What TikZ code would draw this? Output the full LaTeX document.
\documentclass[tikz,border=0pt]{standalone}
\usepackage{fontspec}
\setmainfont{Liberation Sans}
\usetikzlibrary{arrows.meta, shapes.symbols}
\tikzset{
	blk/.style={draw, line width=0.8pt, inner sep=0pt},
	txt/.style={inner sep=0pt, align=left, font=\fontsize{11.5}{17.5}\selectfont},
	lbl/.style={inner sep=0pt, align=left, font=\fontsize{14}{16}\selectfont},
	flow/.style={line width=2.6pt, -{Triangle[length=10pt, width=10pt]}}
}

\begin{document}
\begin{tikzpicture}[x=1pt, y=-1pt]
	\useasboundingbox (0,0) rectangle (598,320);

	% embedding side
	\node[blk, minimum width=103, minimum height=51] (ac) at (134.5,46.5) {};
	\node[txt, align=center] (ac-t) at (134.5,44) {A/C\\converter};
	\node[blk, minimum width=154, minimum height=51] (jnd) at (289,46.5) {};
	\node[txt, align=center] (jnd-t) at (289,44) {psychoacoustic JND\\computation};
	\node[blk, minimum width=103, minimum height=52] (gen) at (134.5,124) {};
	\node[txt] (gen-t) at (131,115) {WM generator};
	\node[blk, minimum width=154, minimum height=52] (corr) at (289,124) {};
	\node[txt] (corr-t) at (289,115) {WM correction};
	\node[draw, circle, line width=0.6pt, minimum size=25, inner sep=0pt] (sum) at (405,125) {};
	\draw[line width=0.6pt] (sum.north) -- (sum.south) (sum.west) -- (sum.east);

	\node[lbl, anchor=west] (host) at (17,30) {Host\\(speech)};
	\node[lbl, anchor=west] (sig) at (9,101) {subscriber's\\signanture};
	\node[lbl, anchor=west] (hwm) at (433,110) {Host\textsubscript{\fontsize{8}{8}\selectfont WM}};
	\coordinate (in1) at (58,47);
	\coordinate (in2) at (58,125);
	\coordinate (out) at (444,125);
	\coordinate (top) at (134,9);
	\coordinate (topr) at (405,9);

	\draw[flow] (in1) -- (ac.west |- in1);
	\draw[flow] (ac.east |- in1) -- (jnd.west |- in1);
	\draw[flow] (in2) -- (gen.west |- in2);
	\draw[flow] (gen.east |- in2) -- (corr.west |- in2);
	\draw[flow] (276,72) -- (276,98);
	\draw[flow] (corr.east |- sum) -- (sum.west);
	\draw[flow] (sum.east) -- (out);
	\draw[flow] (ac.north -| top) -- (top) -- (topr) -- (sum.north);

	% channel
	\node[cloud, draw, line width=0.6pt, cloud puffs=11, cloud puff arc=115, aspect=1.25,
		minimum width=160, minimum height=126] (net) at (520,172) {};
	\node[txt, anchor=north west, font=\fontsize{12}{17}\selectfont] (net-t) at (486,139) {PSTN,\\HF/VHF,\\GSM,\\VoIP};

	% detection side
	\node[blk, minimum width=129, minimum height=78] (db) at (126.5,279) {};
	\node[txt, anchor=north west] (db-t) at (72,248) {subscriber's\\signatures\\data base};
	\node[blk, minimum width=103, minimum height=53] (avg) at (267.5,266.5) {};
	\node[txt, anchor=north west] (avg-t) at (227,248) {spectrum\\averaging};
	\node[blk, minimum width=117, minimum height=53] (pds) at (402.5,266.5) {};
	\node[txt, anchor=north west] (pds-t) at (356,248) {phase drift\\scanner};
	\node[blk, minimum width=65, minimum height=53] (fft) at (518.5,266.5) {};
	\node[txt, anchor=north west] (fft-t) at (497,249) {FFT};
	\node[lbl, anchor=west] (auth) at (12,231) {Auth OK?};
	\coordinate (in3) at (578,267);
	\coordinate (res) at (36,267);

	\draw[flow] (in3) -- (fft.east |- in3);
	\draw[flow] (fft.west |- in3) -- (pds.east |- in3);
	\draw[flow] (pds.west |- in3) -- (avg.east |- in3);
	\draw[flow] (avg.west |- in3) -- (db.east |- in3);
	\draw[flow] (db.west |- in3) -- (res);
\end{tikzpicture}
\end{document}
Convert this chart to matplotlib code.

────────────────

*WHAT THE TASK REQUIRES*: Look for the word "this" in every line of the listing and copy the lines that have it.

*SOLVED EXERCISE*:
What TikZ code would draw this? Output the full LaTeX document.
Convert this chart to matplotlib code.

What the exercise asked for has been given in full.